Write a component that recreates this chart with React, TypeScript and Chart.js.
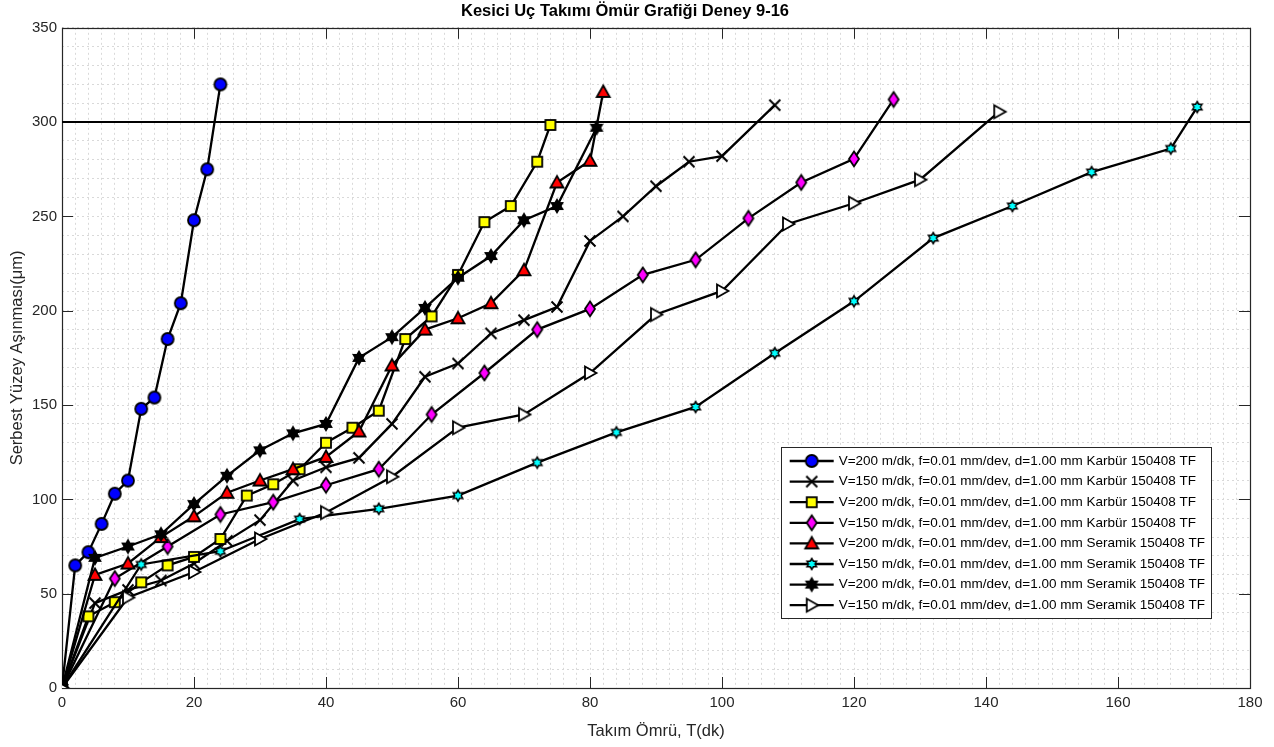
import React, { useEffect, useRef } from 'react';
import { Chart, registerables } from 'chart.js';

Chart.register(...registerables);

const FONT = '"Liberation Sans", Arial, Helvetica, sans-serif';

const TITLE = 'Kesici Uç Takımı Ömür Grafiği Deney 9-16';
const X_LABEL = 'Takım Ömrü, T(dk)';
const Y_LABEL = 'Serbest Yüzey Aşınması(μm)';
const LIMIT = 300;
const X_MIN = 0;
const X_MAX = 180;
const Y_MIN = 0;
const Y_MAX = 350;

const LABELS = [
  'V=200 m/dk, f=0.01 mm/dev, d=1.00 mm Karbür 150408 TF',
  'V=150 m/dk, f=0.01 mm/dev, d=1.00 mm Karbür 150408 TF',
  'V=200 m/dk, f=0.01 mm/dev, d=1.00 mm Karbür 150408 TF',
  'V=150 m/dk, f=0.01 mm/dev, d=1.00 mm Karbür 150408 TF',
  'V=200 m/dk, f=0.01 mm/dev, d=1.00 mm Seramik 150408 TF',
  'V=150 m/dk, f=0.01 mm/dev, d=1.00 mm Seramik 150408 TF',
  'V=200 m/dk, f=0.01 mm/dev, d=1.00 mm Seramik 150408 TF',
  'V=150 m/dk, f=0.01 mm/dev, d=1.00 mm Seramik 150408 TF',
];

const s1x = [0, 2, 4, 6, 8, 10, 12, 14, 16, 18, 20, 22, 24];
const s1y = [0, 65, 72, 87, 103, 110, 148, 154, 185, 204, 248, 275, 320];

const s2x = [0, 5, 10, 15, 20, 25, 30, 35, 40, 45, 50, 55, 60, 65, 70, 75, 80, 85, 90, 95, 100, 108];
const s2y = [0, 45, 52, 57, 66, 78, 89, 110, 117, 122, 140, 165, 172, 188, 195, 202, 237, 250, 266, 279, 282, 309];

const s3x = [0, 4, 8, 12, 16, 20, 24, 28, 32, 36, 40, 44, 48, 52, 56, 60, 64, 68, 72, 74];
const s3y = [0, 38, 45.5, 56, 65, 69.5, 79, 102, 108, 116, 130, 138, 147, 185, 197, 219, 247, 255.5, 279, 298.5];

const s4x = [0, 8, 16, 24, 32, 40, 48, 56, 64, 72, 80, 88, 96, 104, 112, 120, 126];
const s4y = [0, 58, 75, 92, 98.5, 107.5, 116, 145, 167, 190, 201, 219, 227, 249, 268, 280.5, 312];

const s5x = [0, 5, 10, 15, 20, 25, 30, 35, 40, 45, 50, 55, 60, 65, 70, 75, 80, 82];
const s5y = [0, 60, 66, 80, 91, 103.5, 110, 116, 122.5, 136, 171, 190, 196, 204, 221.5, 268, 279.5, 316];

const s6x = [0, 12, 24, 36, 48, 60, 72, 84, 96, 108, 120, 132, 144, 156, 168, 172];
const s6y = [0, 65.5, 72.5, 89.5, 95, 102, 119.5, 135.5, 149, 177.5, 205, 238.5, 255.5, 273.5, 286, 308];

const s7x = [0, 5, 10, 15, 20, 25, 30, 35, 40, 45, 50, 55, 60, 65, 70, 75, 81];
const s7y = [0, 69, 75, 81.5, 97.5, 112.5, 126, 135, 140, 175, 186, 201.5, 217.5, 229, 248, 255.5, 297];

const s8x = [0, 10, 20, 30, 40, 50, 60, 70, 80, 90, 100, 110, 120, 130, 142];
const s8y = [0, 48, 61.5, 79, 93, 112, 138, 145, 167, 198, 210.5, 246, 257, 269.5, 305.5];

const SERIES_X = [s1x, s2x, s3x, s4x, s5x, s6x, s7x, s8x];
const SERIES_Y = [s1y, s2y, s3y, s4y, s5y, s6y, s7y, s8y];
const MARKERS = ['circle', 'x', 'square', 'diamond', 'triangle', 'hexCyan', 'hexBlack', 'triRight'];

function makeMarker(kind: string): HTMLCanvasElement {
  const c = document.createElement('canvas');
  const W = kind === 'diamond' ? 14 : 18;
  const H = kind === 'diamond' ? 20 : 18;
  c.width = W;
  c.height = H;
  const ctx = c.getContext('2d')!;
  const cx = W / 2;
  const cy = H / 2;
  ctx.lineJoin = 'miter';
  ctx.strokeStyle = '#000';
  ctx.lineWidth = 1.8;
  const star = (ro: number, ri: number) => {
    ctx.beginPath();
    for (let k = 0; k < 12; k++) {
      const r = k % 2 === 0 ? ro : ri;
      const a = -Math.PI / 2 + (k * Math.PI) / 6;
      const px = cx + r * Math.cos(a);
      const py = cy + r * Math.sin(a);
      if (k === 0) ctx.moveTo(px, py);
      else ctx.lineTo(px, py);
    }
    ctx.closePath();
  };
  switch (kind) {
    case 'circle':
      ctx.beginPath();
      ctx.arc(cx, cy, 6, 0, Math.PI * 2);
      ctx.fillStyle = '#0000ff';
      ctx.fill();
      ctx.stroke();
      break;
    case 'x':
      ctx.lineWidth = 2;
      ctx.beginPath();
      ctx.moveTo(cx - 5.5, cy - 5.5);
      ctx.lineTo(cx + 5.5, cy + 5.5);
      ctx.moveTo(cx + 5.5, cy - 5.5);
      ctx.lineTo(cx - 5.5, cy + 5.5);
      ctx.stroke();
      break;
    case 'square':
      ctx.fillStyle = '#ffff00';
      ctx.fillRect(cx - 5, cy - 5, 10, 10);
      ctx.strokeRect(cx - 5, cy - 5, 10, 10);
      break;
    case 'diamond':
      ctx.beginPath();
      ctx.moveTo(cx, cy - 7.5);
      ctx.lineTo(cx + 5, cy);
      ctx.lineTo(cx, cy + 7.5);
      ctx.lineTo(cx - 5, cy);
      ctx.closePath();
      ctx.fillStyle = '#ff00ff';
      ctx.fill();
      ctx.stroke();
      break;
    case 'triangle':
      ctx.beginPath();
      ctx.moveTo(cx, cy - 6.5);
      ctx.lineTo(cx + 6.5, cy + 5);
      ctx.lineTo(cx - 6.5, cy + 5);
      ctx.closePath();
      ctx.fillStyle = '#ff0000';
      ctx.fill();
      ctx.stroke();
      break;
    case 'hexCyan':
      ctx.lineWidth = 1.5;
      star(5.5, 3.2);
      ctx.fillStyle = '#00ffff';
      ctx.fill();
      ctx.stroke();
      break;
    case 'hexBlack':
      ctx.lineWidth = 1.5;
      star(6.5, 3.8);
      ctx.fillStyle = '#000';
      ctx.fill();
      ctx.stroke();
      break;
    case 'triRight':
      ctx.beginPath();
      ctx.moveTo(cx + 6.5, cy);
      ctx.lineTo(cx - 5, cy - 6.5);
      ctx.lineTo(cx - 5, cy + 6.5);
      ctx.closePath();
      ctx.fillStyle = '#ffffff';
      ctx.fill();
      ctx.stroke();
      break;
  }
  return c;
}

export default function App() {
  const ref = useRef<HTMLCanvasElement | null>(null);

  useEffect(() => {
    if (!ref.current) return;
    const markerImgs = MARKERS.map(makeMarker);

    const datasets: any[] = SERIES_X.map((xs, i) => ({
      label: LABELS[i],
      data: xs.map((x, j) => ({ x, y: SERIES_Y[i][j] })),
      borderColor: '#000',
      backgroundColor: '#000',
      borderWidth: 2.3,
      pointStyle: markerImgs[i],
      pointRadius: 6,
      pointHoverRadius: 6,
      tension: 0,
      fill: false,
      order: 10 - i,
    }));
    datasets.push({
      label: 'limit',
      data: [
        { x: X_MIN, y: LIMIT },
        { x: X_MAX, y: LIMIT },
      ],
      borderColor: '#000',
      borderWidth: 2,
      pointRadius: 0,
      fill: false,
      order: 100,
    });

    const axisTicks = {
      id: 'axisTicks',
      beforeDatasetsDraw(chart: any) {
        const { ctx, chartArea, scales } = chart;
        const { left, right, top, bottom } = chartArea;
        ctx.save();
        ctx.strokeStyle = '#262626';
        ctx.lineWidth = 1;
        const L = 11;
        for (let v = X_MIN; v <= X_MAX; v += 20) {
          const px = Math.round(scales.x.getPixelForValue(v)) + 0.5;
          ctx.beginPath();
          ctx.moveTo(px, bottom);
          ctx.lineTo(px, bottom - L);
          ctx.moveTo(px, top);
          ctx.lineTo(px, top + L);
          ctx.stroke();
        }
        for (let v = Y_MIN; v <= Y_MAX; v += 50) {
          const py = Math.round(scales.y.getPixelForValue(v)) + 0.5;
          ctx.beginPath();
          ctx.moveTo(left, py);
          ctx.lineTo(left + L, py);
          ctx.moveTo(right, py);
          ctx.lineTo(right - L, py);
          ctx.stroke();
        }
        ctx.lineWidth = 1.2;
        ctx.strokeRect(Math.round(left) + 0.5, Math.round(top) + 0.5, Math.round(right - left), Math.round(bottom - top));
        ctx.restore();
      },
    };

    const customLegend = {
      id: 'customLegend',
      afterDraw(chart: any) {
        const { ctx, chartArea } = chart;
        ctx.save();
        ctx.font = `13.5px ${FONT}`;
        let maxW = 0;
        LABELS.forEach((l) => {
          maxW = Math.max(maxW, ctx.measureText(l).width);
        });
        const rowH = 20.6;
        const boxRight = chartArea.right - 39;
        const boxBottom = chartArea.bottom - 70;
        const boxH = rowH * LABELS.length + 6;
        const lineW = 44;
        const boxW = 9 + lineW + 5 + maxW + 6;
        const boxLeft = boxRight - boxW;
        const boxTop = boxBottom - boxH;
        ctx.fillStyle = '#fff';
        ctx.fillRect(boxLeft, boxTop, boxW, boxH);
        ctx.strokeStyle = '#262626';
        ctx.lineWidth = 1;
        ctx.strokeRect(Math.round(boxLeft) + 0.5, Math.round(boxTop) + 0.5, Math.round(boxW), Math.round(boxH));
        LABELS.forEach((l, i) => {
          const cy = boxTop + 3 + rowH * (i + 0.5) + 0.5;
          const x0 = boxLeft + 9;
          ctx.strokeStyle = '#000';
          ctx.lineWidth = 2.3;
          ctx.beginPath();
          ctx.moveTo(x0, cy);
          ctx.lineTo(x0 + lineW, cy);
          ctx.stroke();
          const img = markerImgs[i];
          ctx.drawImage(img, x0 + lineW / 2 - img.width / 2, cy - img.height / 2);
          ctx.fillStyle = '#000';
          ctx.textBaseline = 'middle';
          ctx.textAlign = 'left';
          ctx.fillText(l, x0 + lineW + 5, cy);
        });
        ctx.restore();
      },
    };

    const chart = new Chart(ref.current, {
      type: 'line',
      data: { datasets },
      plugins: [axisTicks, customLegend],
      options: {
        animation: false,
        responsive: true,
        maintainAspectRatio: false,
        layout: { padding: { left: 0, right: 24, top: 0, bottom: 0 } },
        plugins: {
          legend: { display: false },
          tooltip: { enabled: false },
          title: {
            display: true,
            text: TITLE,
            color: '#000',
            font: { family: FONT, size: 16.5, weight: 'bold' },
            padding: { top: 2, bottom: 6 },
          },
        },
        scales: {
          x: {
            type: 'linear',
            position: 'bottom',
            min: X_MIN,
            max: X_MAX,
            ticks: {
              stepSize: 2,
              autoSkip: false,
              maxRotation: 0,
              minRotation: 0,
              maxTicksLimit: 1000,
              color: '#262626',
              font: { family: FONT, size: 15 },
              padding: 6,
              callback: (v: any) => (Number(v) % 20 === 0 ? String(v) : ''),
            },
            grid: { color: '#d9d9d9', lineWidth: 1, drawTicks: false },
            border: { display: false, dash: [2, 3] },
            title: {
              display: true,
              text: X_LABEL,
              color: '#262626',
              font: { family: FONT, size: 16.5 },
              padding: { top: 0, bottom: 6 },
            },
            afterFit: (s: any) => {
              s.height = 59;
            },
          },
          y: {
            type: 'linear',
            min: Y_MIN,
            max: Y_MAX,
            ticks: {
              stepSize: 10,
              autoSkip: false,
              maxTicksLimit: 1000,
              color: '#262626',
              font: { family: FONT, size: 15 },
              padding: 5,
              callback: (v: any) => (Number(v) % 50 === 0 ? String(v) : ''),
            },
            grid: { color: '#d9d9d9', lineWidth: 1, drawTicks: false },
            border: { display: false, dash: [2, 3] },
            title: {
              display: true,
              text: Y_LABEL,
              color: '#262626',
              font: { family: FONT, size: 16.5 },
              padding: { top: 8, bottom: 0 },
            },
            afterFit: (s: any) => {
              s.width = 62;
            },
          },
        },
      } as any,
    });
    return () => chart.destroy();
  }, []);

  return (
    <div style={{ position: 'fixed', left: 0, top: 0, width: 1274, height: 747, background: '#fff' }}>
      <canvas ref={ref} />
    </div>
  );
}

* Work to complete: Leave the pictures out and reproduce exactly the lines from the top of the listing above through the line with "248, 275, 320];".

* Answer for the task:
Write a component that recreates this chart with React, TypeScript and Chart.js.
import React, { useEffect, useRef } from 'react';
import { Chart, registerables } from 'chart.js';

Chart.register(...registerables);

const FONT = '"Liberation Sans", Arial, Helvetica, sans-serif';

const TITLE = 'Kesici Uç Takımı Ömür Grafiği Deney 9-16';
const X_LABEL = 'Takım Ömrü, T(dk)';
const Y_LABEL = 'Serbest Yüzey Aşınması(μm)';
const LIMIT = 300;
const X_MIN = 0;
const X_MAX = 180;
const Y_MIN = 0;
const Y_MAX = 350;

const LABELS = [
  'V=200 m/dk, f=0.01 mm/dev, d=1.00 mm Karbür 150408 TF',
  'V=150 m/dk, f=0.01 mm/dev, d=1.00 mm Karbür 150408 TF',
  'V=200 m/dk, f=0.01 mm/dev, d=1.00 mm Karbür 150408 TF',
  'V=150 m/dk, f=0.01 mm/dev, d=1.00 mm Karbür 150408 TF',
  'V=200 m/dk, f=0.01 mm/dev, d=1.00 mm Seramik 150408 TF',
  'V=150 m/dk, f=0.01 mm/dev, d=1.00 mm Seramik 150408 TF',
  'V=200 m/dk, f=0.01 mm/dev, d=1.00 mm Seramik 150408 TF',
  'V=150 m/dk, f=0.01 mm/dev, d=1.00 mm Seramik 150408 TF',
];

const s1x = [0, 2, 4, 6, 8, 10, 12, 14, 16, 18, 20, 22, 24];
const s1y = [0, 65, 72, 87, 103, 110, 148, 154, 185, 204, 248, 275, 320];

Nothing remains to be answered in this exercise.